I came out at 28 after years of trying to convince myself otherwise. If I think really hard, my first girl crush was in kindergarden. There were a pair of biracial sisters who remember being very beautiful. I don’t remember how old they were or their names. What I do remember is playing with their long hair. I loved how pretty they were,I kissed them, I hugged them. I admited my attraction to women to myself when I worked a Nettys, a hot dog stand in Ohio, and caught a glimpse of my manager’s bare breast down her shirt. The feelings I felt in that moment were supposed to be the feelings I had when making out with my pimply-faced boyfriend. They weren’t though. I admitted out loud and to the world that I was gay at 28. I perfect waste of an adult life, I could lament but I don’t think so. I wouldn’t be the person I am kno; confident, loud, proud, and in-your-face if I hadn’t resented myself for so long.
Harvey Milk is most famously known as the first openly gay man to hold public office, he was also a Jew. A gay Jew who held public office. Had he not been assassinated he would be 80 years old. Would he be happy with our progress or would he insist that we had a long way to go. My answer is B.
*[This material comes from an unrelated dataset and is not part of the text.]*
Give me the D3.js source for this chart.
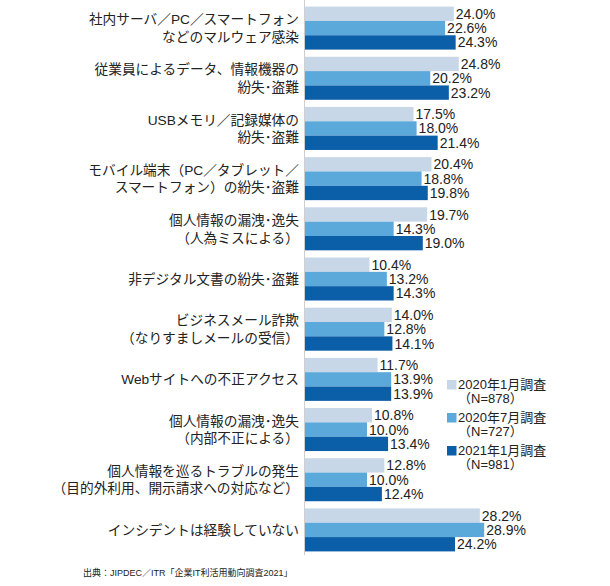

A lot of powerful people have impacted my life this week. On Monday we listened to frum lesbians talk of bravery, commitment for acceptance, and the ability to carve out spaces within Judaism. On Friday I listened to Angela Davis, Ruthie Gilmore and Vijay Prashad speak at Riverside Church. While we were there to see Angela Davis it was Ruthie and Vijay that perked my ears and caused me to sit up. Vijay said, “We must love each other or die.” I think Harvey Milk would echo those words.